The number of threads in a thread block is currently limited to at most 512. All threads in a thread block will share the memory found in the caches. Presumably, cache memory is also located on the chip (the multiprocessor). Threads of a thread block can synchronize using the __syncthreads primitive. Synchronization between distinct thread blocks is not easily supported. So the thread blocks of a grid run independently until the end of that kernel.

Global Memory

On the other hand, all threads in the entire grid will share the memory found in global memory. The global memory is presumably the off-chip memory that populates the video card. Currently, this global memory is limited to 1.5 GB.

Warp (performance issue, only)

As a performance issue, it is useful to be aware that the threads of a thread block are organized into warps of 32 threads. (Hence, one requires four GPU cycles for the eight cores of a multiprocessor chip to execute the 32 threads of a warp.)

Types of cache

The on-chip cache is split among three kinds.

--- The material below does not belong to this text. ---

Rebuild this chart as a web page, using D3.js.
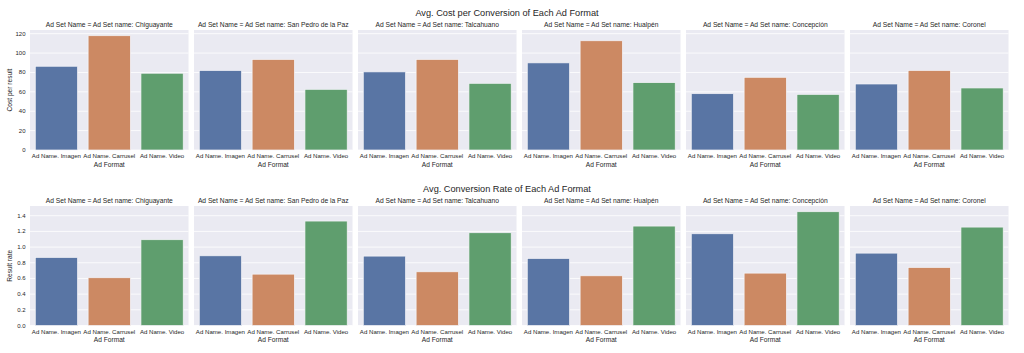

Unlike CPU cache, the application program must explicitly copy data from global memory to cache and back.

shared cache -- This cache is standard read-write cache, except that it is managed drectly by the application. The shared cache of an SM chip is 16 KB. As a performance issue, it is organized into 16 banks, and applications may be tuned to avoid bank conflicts. (One can simultaneously access one word for each of the 16 banks with no slowdown.)
constant cache -- This cache is read-only cache. The constant cache of an SM chip is 8 KB. The CUDA programming model restricts one to 64 total instead of (16 SMs * 8 KB) = 128 KB. It is available primarily as an optimization. If all threads of a warp accesses the same constant during an instruction,
texture cache -- This cache supports 2-dimensional locality. There is 8 KB per SM chip. This cache appears to be managed in hardware, with a wait of more than a hundred GPU cycles if there is a cache miss??? Details of its use are omitted here.

Registers

The number of registers for each thread of a thread block can be programmed on a per-thread block basis. If a thread uses more "variables", the extra variables will be encoded as additional registers. When there are more program registers than the number allocated for the thread, extra registers will automatically be spilled to a special region of global memory, which is called local memory.

Host

The host copies data from host to the G8 device global memory. A program on the device can copy data from global memory to cache.

Additional programming model or hardware constraints:

512 threads per thread block

8 thread blocks per SM

768 threads per SM

16,384 bytes of shared cache per SM

8,192 total registers per SM (shared among all thread blocks assigned to that SM)

Interesting CUDA Functions

atomicXXX(): Appendix C of CUDA manual: Atomic functions; atomic operations in global memory

cuMemAllocPitch(): Appendix E.6 of CUDA manual; Efficiency optimization to pad 2-dimensional arrays to "meet the alignement requirements for coalescing as the address is updated from row to row" (see Section 5.1.2.1)

Global Memory: Section 5.1.2.1: optimization issues for coalescing of addresses: on each half-warp, thread N should access address address HalfWarpBaseAddress + N. Future hardware may coalesce on full warp. For 2-dimensional arrays, it is recommended that the width be rounded up to a factor of 16.

Constant Memory: Section 5.1.2.2: optimization issues: Constant memory is a true cache for a region of global cache. This is a transparent cache, but the time for the threads of a half-warp to read from two locations in constant memory is twice the cost for the threads of a half-warp to all read from the same location. Future hardware may do this for a full warp.

Shared Memory: Section 5.1.2.4: optimization issues for bank conflicts. (CUDA has 16 memory banks.)